Emit a verbatim copy of the lines below from the line with "Rebuild this chart" through the line with "capsize=5.2, capthick=1.4, clip_on=False)", excluding pictures and everything outside that range.

──────────────────────────────

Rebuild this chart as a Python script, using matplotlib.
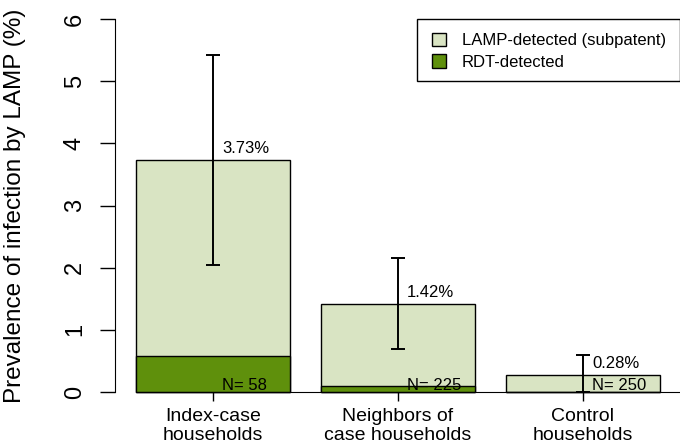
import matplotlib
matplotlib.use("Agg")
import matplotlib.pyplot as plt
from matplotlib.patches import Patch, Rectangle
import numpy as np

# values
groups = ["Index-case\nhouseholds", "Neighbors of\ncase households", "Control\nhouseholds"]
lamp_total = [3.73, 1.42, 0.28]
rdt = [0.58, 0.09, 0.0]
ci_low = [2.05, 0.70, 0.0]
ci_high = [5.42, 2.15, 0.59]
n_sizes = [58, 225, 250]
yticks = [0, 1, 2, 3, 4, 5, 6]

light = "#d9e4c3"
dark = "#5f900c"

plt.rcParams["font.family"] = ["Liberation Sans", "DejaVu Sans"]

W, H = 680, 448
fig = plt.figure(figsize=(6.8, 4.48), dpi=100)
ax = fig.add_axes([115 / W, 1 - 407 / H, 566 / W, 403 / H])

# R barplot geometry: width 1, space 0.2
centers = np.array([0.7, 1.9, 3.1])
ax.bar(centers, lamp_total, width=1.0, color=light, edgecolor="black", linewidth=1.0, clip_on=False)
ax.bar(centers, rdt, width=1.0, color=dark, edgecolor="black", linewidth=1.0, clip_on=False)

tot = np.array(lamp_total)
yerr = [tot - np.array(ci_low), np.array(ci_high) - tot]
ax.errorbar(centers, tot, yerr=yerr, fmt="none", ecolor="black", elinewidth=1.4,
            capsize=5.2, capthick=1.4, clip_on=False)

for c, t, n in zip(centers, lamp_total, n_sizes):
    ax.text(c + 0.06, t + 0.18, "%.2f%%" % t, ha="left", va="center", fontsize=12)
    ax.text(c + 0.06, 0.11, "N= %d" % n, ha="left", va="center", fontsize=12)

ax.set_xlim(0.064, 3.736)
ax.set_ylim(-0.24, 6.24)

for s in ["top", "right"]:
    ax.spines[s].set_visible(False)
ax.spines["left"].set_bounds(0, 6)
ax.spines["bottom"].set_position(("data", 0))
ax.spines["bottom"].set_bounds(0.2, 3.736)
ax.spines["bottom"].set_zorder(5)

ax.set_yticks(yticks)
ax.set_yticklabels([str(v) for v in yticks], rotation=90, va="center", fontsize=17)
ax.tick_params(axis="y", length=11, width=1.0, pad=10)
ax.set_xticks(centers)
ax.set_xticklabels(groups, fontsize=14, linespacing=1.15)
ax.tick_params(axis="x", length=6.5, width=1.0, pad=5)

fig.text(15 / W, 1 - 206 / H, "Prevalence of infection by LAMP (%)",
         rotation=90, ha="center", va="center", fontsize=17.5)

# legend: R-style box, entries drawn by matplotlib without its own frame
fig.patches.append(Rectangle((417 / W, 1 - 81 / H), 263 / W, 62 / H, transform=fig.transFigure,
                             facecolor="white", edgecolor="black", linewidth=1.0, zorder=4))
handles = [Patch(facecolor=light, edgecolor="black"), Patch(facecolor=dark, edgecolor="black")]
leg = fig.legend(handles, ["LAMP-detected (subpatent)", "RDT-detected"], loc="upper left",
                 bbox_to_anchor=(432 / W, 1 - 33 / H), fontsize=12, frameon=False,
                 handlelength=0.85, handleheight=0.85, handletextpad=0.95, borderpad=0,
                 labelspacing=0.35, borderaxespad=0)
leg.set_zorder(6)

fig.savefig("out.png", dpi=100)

──────────────────────────────

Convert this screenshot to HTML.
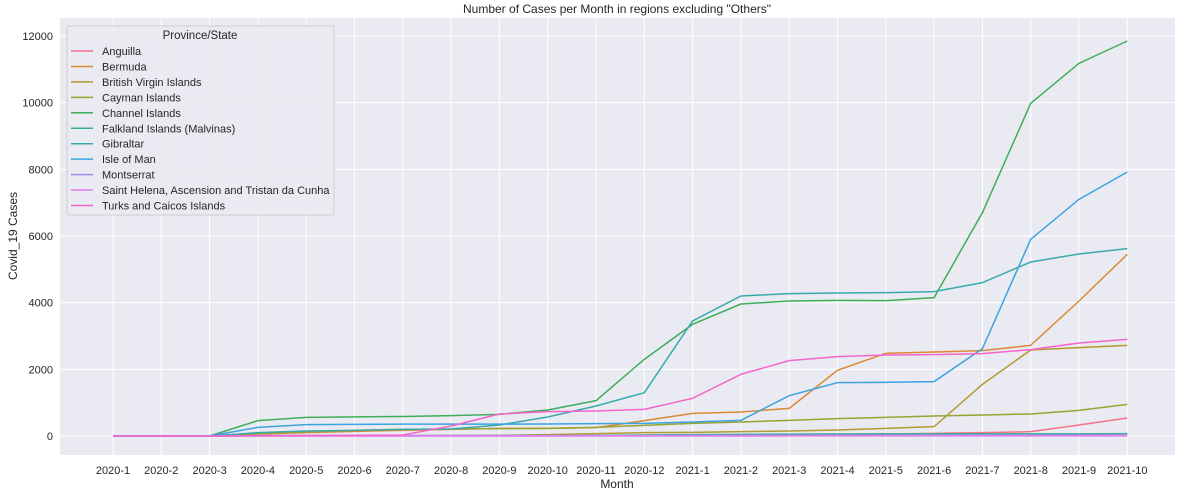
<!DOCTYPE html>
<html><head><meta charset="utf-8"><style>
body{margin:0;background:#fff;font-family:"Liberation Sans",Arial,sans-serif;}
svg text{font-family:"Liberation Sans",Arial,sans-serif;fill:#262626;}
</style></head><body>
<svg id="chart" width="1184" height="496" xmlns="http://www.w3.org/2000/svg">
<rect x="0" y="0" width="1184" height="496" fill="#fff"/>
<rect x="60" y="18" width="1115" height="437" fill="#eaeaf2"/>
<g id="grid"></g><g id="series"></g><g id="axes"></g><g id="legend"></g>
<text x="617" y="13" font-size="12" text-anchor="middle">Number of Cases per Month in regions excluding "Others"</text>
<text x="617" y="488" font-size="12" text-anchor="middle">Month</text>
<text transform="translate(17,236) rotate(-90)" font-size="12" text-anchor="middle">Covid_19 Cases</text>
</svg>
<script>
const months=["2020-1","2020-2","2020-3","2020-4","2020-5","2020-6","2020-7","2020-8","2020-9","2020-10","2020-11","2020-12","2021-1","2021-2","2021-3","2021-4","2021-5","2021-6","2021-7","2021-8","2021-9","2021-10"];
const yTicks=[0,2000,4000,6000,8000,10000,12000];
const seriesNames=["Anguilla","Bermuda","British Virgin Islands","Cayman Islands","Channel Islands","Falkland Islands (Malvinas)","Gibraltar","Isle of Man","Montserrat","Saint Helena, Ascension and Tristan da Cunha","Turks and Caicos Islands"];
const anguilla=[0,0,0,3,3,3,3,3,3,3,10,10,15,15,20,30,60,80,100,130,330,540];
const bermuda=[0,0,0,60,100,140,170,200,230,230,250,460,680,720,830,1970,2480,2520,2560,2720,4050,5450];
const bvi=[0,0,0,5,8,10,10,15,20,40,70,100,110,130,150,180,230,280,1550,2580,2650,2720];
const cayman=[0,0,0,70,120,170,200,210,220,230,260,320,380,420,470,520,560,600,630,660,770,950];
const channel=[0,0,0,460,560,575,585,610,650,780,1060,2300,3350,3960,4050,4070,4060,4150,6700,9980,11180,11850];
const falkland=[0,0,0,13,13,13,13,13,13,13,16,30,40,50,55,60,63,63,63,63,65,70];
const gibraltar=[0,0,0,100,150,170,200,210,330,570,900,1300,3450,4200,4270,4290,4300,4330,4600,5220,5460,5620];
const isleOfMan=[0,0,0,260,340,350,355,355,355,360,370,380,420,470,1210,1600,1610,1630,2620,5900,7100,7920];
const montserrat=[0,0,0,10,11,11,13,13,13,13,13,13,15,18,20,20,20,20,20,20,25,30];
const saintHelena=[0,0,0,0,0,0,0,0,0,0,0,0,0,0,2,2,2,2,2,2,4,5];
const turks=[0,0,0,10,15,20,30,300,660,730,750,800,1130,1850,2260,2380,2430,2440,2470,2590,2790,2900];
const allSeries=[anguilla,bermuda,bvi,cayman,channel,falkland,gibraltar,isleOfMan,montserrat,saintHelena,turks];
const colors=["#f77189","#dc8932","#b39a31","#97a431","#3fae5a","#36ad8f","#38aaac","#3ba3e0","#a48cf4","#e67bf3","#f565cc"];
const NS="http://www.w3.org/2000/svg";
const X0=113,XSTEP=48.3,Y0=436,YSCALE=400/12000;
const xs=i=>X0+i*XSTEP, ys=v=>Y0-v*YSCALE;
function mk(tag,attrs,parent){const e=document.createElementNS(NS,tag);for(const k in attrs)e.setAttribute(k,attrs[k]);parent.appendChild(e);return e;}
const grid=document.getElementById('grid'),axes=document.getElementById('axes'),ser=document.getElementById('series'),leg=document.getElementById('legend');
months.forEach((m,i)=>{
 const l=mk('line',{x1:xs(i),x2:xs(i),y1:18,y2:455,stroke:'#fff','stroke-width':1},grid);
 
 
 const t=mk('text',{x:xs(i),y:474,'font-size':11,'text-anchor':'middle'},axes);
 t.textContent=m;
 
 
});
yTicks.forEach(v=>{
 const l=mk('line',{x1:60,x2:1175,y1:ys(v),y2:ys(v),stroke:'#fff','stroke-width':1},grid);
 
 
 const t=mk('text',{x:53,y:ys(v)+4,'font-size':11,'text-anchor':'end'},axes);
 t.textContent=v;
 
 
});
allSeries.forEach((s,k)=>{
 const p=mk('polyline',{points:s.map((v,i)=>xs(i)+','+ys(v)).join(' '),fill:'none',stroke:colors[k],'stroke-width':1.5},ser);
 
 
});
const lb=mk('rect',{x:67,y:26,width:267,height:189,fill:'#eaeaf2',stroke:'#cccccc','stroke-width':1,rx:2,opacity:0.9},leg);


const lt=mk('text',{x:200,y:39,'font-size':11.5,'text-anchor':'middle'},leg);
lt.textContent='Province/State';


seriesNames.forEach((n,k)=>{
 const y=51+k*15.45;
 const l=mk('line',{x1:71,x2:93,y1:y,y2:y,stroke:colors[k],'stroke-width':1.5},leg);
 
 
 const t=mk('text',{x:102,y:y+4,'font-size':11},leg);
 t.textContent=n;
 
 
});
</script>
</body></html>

──────────────────────────────

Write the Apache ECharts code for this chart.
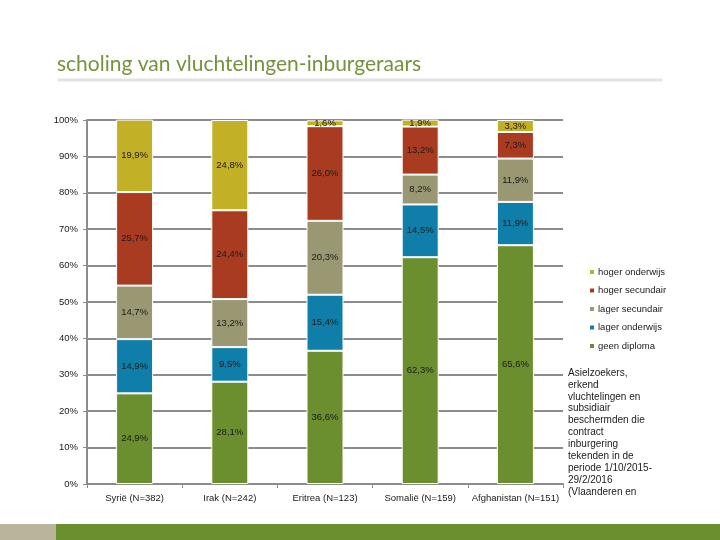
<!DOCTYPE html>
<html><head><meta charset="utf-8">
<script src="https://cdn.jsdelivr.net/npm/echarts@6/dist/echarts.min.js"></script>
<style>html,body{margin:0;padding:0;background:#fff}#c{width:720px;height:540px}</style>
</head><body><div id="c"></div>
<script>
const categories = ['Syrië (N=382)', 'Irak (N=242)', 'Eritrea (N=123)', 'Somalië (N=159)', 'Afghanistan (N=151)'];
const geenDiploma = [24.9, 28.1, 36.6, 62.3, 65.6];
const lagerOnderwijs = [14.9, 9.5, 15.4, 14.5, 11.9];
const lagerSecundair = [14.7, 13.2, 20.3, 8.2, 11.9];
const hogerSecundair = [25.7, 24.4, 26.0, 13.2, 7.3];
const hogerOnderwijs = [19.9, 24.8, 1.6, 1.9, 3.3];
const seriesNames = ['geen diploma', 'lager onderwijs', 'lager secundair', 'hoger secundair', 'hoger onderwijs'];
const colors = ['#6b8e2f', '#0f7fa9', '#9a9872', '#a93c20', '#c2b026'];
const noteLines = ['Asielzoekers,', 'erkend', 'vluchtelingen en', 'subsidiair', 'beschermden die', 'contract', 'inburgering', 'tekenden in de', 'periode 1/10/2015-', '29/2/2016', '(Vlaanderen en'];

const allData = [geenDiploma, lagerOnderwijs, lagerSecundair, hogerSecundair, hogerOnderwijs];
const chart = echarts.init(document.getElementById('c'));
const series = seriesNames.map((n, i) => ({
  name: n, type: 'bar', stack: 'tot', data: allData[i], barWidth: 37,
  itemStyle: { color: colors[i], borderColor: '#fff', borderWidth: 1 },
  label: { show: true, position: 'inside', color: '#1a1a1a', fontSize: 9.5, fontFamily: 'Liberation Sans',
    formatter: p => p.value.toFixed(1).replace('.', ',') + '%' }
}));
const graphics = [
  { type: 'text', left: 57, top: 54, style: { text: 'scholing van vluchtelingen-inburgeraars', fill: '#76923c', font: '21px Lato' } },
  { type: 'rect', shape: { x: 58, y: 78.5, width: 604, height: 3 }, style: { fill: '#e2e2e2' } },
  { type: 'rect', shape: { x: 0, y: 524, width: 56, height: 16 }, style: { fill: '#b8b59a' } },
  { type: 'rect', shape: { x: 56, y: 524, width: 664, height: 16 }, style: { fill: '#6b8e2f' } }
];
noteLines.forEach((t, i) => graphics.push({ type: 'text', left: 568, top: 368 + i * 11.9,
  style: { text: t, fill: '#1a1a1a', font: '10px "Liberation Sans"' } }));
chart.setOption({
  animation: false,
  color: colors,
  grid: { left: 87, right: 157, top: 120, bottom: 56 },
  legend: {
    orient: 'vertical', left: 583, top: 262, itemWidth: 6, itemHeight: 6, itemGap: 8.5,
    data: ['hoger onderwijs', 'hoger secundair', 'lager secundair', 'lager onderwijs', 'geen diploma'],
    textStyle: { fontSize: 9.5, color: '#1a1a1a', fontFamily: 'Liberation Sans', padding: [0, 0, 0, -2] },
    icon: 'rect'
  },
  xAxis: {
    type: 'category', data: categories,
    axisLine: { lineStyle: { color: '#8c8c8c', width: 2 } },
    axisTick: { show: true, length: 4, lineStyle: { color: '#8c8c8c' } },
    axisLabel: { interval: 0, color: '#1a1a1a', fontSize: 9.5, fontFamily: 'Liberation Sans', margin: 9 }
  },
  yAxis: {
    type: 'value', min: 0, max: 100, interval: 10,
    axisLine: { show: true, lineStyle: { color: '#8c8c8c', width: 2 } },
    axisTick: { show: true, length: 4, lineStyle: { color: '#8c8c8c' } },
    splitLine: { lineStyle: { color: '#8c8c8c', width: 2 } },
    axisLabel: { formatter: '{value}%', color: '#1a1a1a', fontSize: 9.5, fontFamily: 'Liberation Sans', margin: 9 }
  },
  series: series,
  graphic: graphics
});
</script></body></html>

──────────────────────────────

Result of the task:
Rebuild this chart as a Python script, using matplotlib.
import matplotlib
matplotlib.use("Agg")
import matplotlib.pyplot as plt
from matplotlib.patches import Patch, Rectangle
import numpy as np

# values
groups = ["Index-case\nhouseholds", "Neighbors of\ncase households", "Control\nhouseholds"]
lamp_total = [3.73, 1.42, 0.28]
rdt = [0.58, 0.09, 0.0]
ci_low = [2.05, 0.70, 0.0]
ci_high = [5.42, 2.15, 0.59]
n_sizes = [58, 225, 250]
yticks = [0, 1, 2, 3, 4, 5, 6]

light = "#d9e4c3"
dark = "#5f900c"

plt.rcParams["font.family"] = ["Liberation Sans", "DejaVu Sans"]

W, H = 680, 448
fig = plt.figure(figsize=(6.8, 4.48), dpi=100)
ax = fig.add_axes([115 / W, 1 - 407 / H, 566 / W, 403 / H])

# R barplot geometry: width 1, space 0.2
centers = np.array([0.7, 1.9, 3.1])
ax.bar(centers, lamp_total, width=1.0, color=light, edgecolor="black", linewidth=1.0, clip_on=False)
ax.bar(centers, rdt, width=1.0, color=dark, edgecolor="black", linewidth=1.0, clip_on=False)

tot = np.array(lamp_total)
yerr = [tot - np.array(ci_low), np.array(ci_high) - tot]
ax.errorbar(centers, tot, yerr=yerr, fmt="none", ecolor="black", elinewidth=1.4,
            capsize=5.2, capthick=1.4, clip_on=False)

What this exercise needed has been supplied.